Defense Secretary Donald H. Rumsfeld said Monday he has no concerns that the shift of some supplies to earthquake relief in Pakistan would interfere with military operations in neighboring Afghanistan.
During a visit to the Pakistani Embassy in Washington, Rumsfeld called the earthquake "a tragedy of enormous proportions." In Pakistan, U.S. Ambassador Ryan Crocker said Washington had pledged up to $50 million in aid.
Afghanistan, itself a major recipient of international aid, sent four military helicopters and one plane Tuesday with four tons of medicine, 20 tons of dried food, and aid teams including 34 doctors and nurses.
"I'm very happy to go to help our brothers and sisters in Pakistan who are affected by this disaster," said Maj. Shafiqa Makdum, a nurse with the fledgling Afghan National Army, in an interview at Kabul's military hospital before departing.
"I was a refugee in Pakistan for five years and came home after the fall of the Taliban — the Pakistani people are very nice," she said.
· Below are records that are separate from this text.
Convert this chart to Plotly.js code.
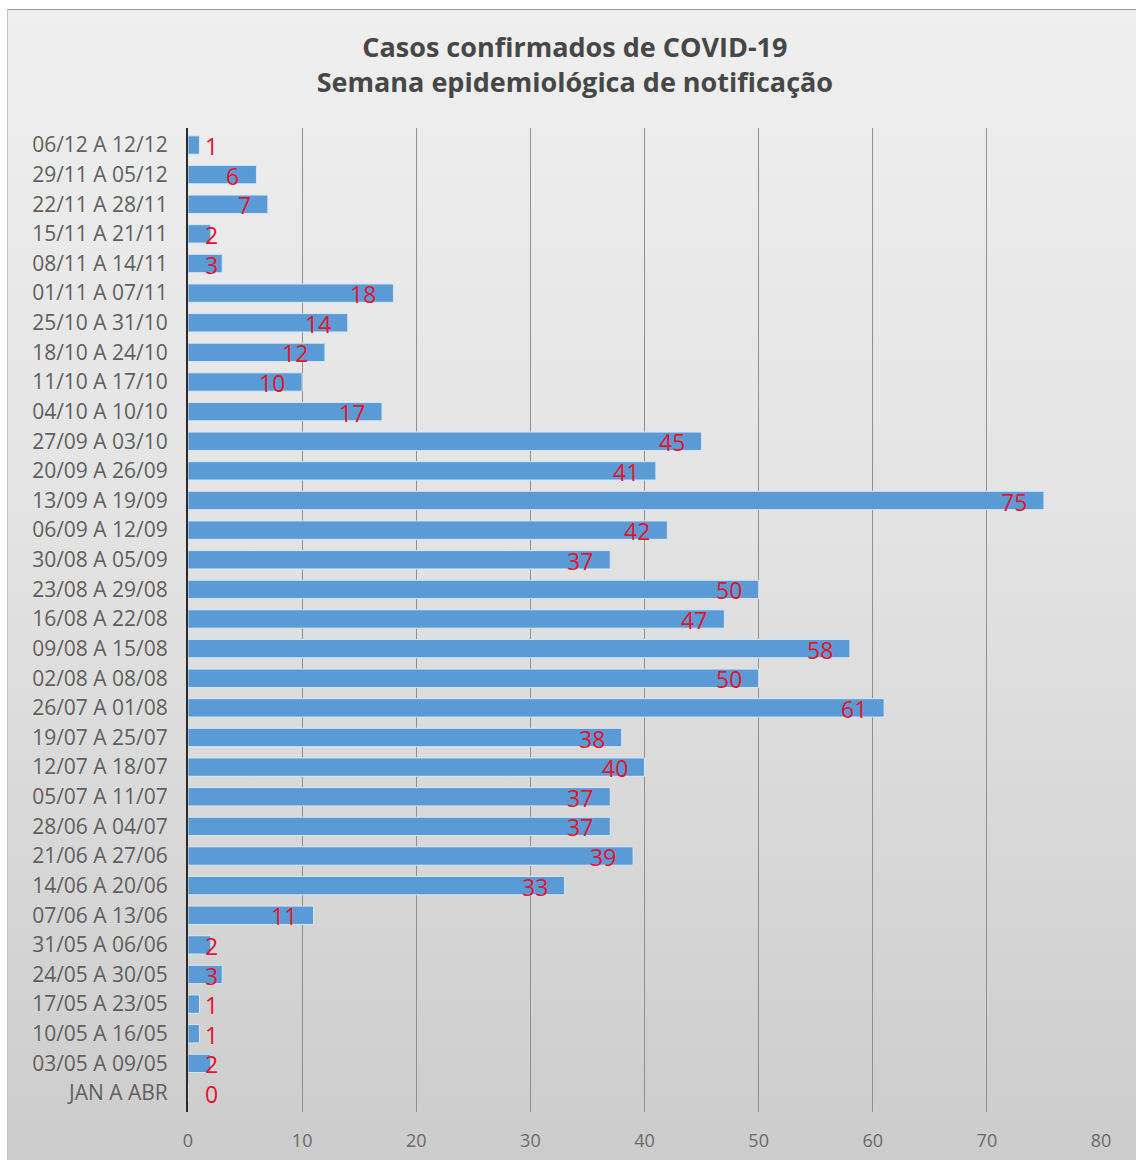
<!DOCTYPE html>
<html>
<head>
<meta charset="utf-8">
<script src="https://cdn.plot.ly/plotly-3.0.1.min.js"></script>
<style>
  html, body { margin: 0; padding: 0; background: #ffffff; width: 1136px; height: 1160px; overflow: hidden; }
  #frame { position: absolute; left: 7px; top: 9px; width: 1129px; height: 1151px;
           background: linear-gradient(to bottom, #efefef 0%, #e3e3e3 45%, #cccccc 100%); }
  #edge { position: absolute; left: 7px; top: 9px; width: 1129px; height: 1151px; box-sizing: border-box;
          border-top: 1px solid #9a9a9a; border-left: 1px solid #c4c4c4; pointer-events: none; }
  #chart { position: absolute; left: 0; top: 0; width: 1129px; height: 1151px; }
</style>
</head>
<body>
<div id="frame"><div id="chart"></div></div>
<div id="edge"></div>
<script>
const categories = [
  "JAN A ABR", "03/05 A 09/05", "10/05 A 16/05", "17/05 A 23/05", "24/05 A 30/05",
  "31/05 A 06/06", "07/06 A 13/06", "14/06 A 20/06", "21/06 A 27/06", "28/06 A 04/07",
  "05/07 A 11/07", "12/07 A 18/07", "19/07 A 25/07", "26/07 A 01/08", "02/08 A 08/08",
  "09/08 A 15/08", "16/08 A 22/08", "23/08 A 29/08", "30/08 A 05/09", "06/09 A 12/09",
  "13/09 A 19/09", "20/09 A 26/09", "27/09 A 03/10", "04/10 A 10/10", "11/10 A 17/10",
  "18/10 A 24/10", "25/10 A 31/10", "01/11 A 07/11", "08/11 A 14/11", "15/11 A 21/11",
  "22/11 A 28/11", "29/11 A 05/12", "06/12 A 12/12"
];
const cases = [
  0, 2, 1, 1, 3,
  2, 11, 33, 39, 37,
  37, 40, 38, 61, 50,
  58, 47, 50, 37, 42,
  75, 41, 45, 17, 10,
  12, 14, 18, 3, 2,
  7, 6, 1
];
const xTicks = [0, 10, 20, 30, 40, 50, 60, 70, 80];

const FONT = "'Open Sans', Lato, sans-serif";
const RED = "#e5132c";

const W = 1129, H = 1151;
const M = { l: 181, r: 35, t: 119, b: 48, pad: 0 };

const trace = {
  type: "bar",
  orientation: "h",
  x: cases,
  y: categories,
  marker: { color: "#5b9bd5", line: { color: "#d6e6f5", width: 1 } },
  width: 0.62,
  hoverinfo: "x+y"
};

// Data labels placed "inside end" like the source; short bars push the label past the axis.
const pxPerUnit = (W - M.l - M.r) / 80;
const labelAnnotations = cases.map((v, i) => {
  const txt = String(v);
  const tw = txt.length * 14;
  const fitsInside = v * pxPerUnit - 15 - tw >= 15;
  return {
    x: fitsInside ? v : 0,
    y: categories[i],
    xref: "x", yref: "y",
    text: txt,
    showarrow: false,
    xanchor: fitsInside ? "right" : "left",
    xshift: fitsInside ? -15 : 15,
    yshift: -1,
    font: { family: FONT, size: 23, color: RED }
  };
});

const layout = {
  width: W, height: H,
  paper_bgcolor: "rgba(0,0,0,0)",
  plot_bgcolor: "rgba(0,0,0,0)",
  margin: M,
  showlegend: false,
  font: { family: FONT, color: "#595959" },
  title: {
    text: "<b>Casos confirmados de COVID-19</b><br><b>Semana epidemiológica de notificação</b>",
    x: 0.503, xanchor: "center", y: 1 - 47.5 / H, yanchor: "middle",
    font: { family: FONT, size: 27, color: "#474747" }
  },
  xaxis: {
    range: [0, 80],
    tickvals: xTicks,
    ticktext: xTicks.map(String),
    showgrid: true, gridcolor: "#8f8f8f", gridwidth: 1,
    zeroline: false, showline: false, ticks: "",
    ticklabelstandoff: 16,
    tickfont: { family: FONT, size: 18, color: "#6a6a6a" },
    automargin: false
  },
  yaxis: {
    type: "category",
    categoryorder: "array", categoryarray: categories,
    showgrid: false, zeroline: false,
    showline: true, linecolor: "#2b2b2b", linewidth: 2,
    ticks: "", ticklabelstandoff: 14,
    tickfont: { family: FONT, size: 21, color: "#5f5f5f" },
    automargin: false
  },
  annotations: labelAnnotations
};

Plotly.newPlot("chart", [trace], layout, { displayModeBar: false, staticPlot: true });
</script>
</body>
</html>
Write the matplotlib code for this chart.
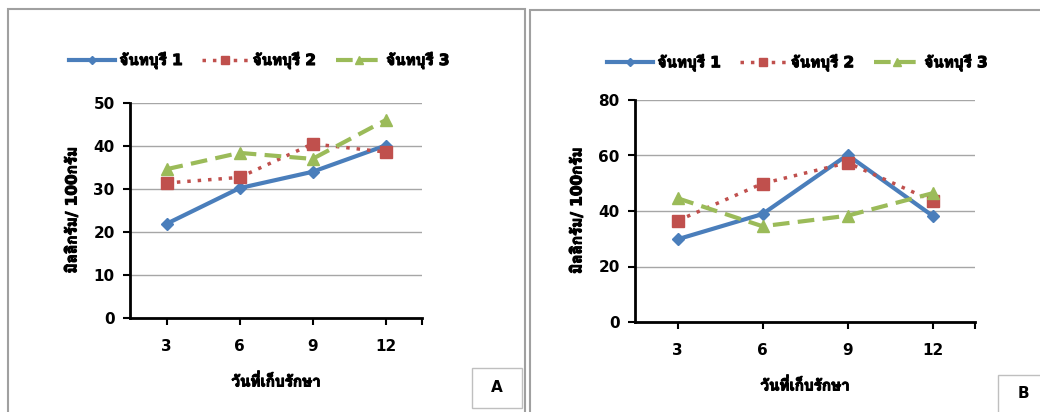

Canada committed $17 million, International Co-operation Minister Aileen Carroll announced, in addition to an earlier $255,080 pledge that was criticized at home as paltry.
Some of the money will go to dispatching Canadian military aircraft loaded with blankets to the affected area.
India and Pakistan set aside their often-bitter rivalry, with Pakistan saying it would accept India's offer of aid for victims in the Pakistan-controlled portion of disputed Kashmir.
Pakistani Foreign Minister Khursheed Kasuri said there was no problem accepting aid from its rival.
Other countries that have pledged financial aid include Azerbaijan, Britain, China, Czech Republic, Germany, Netherlands, New Zealand and Thailand.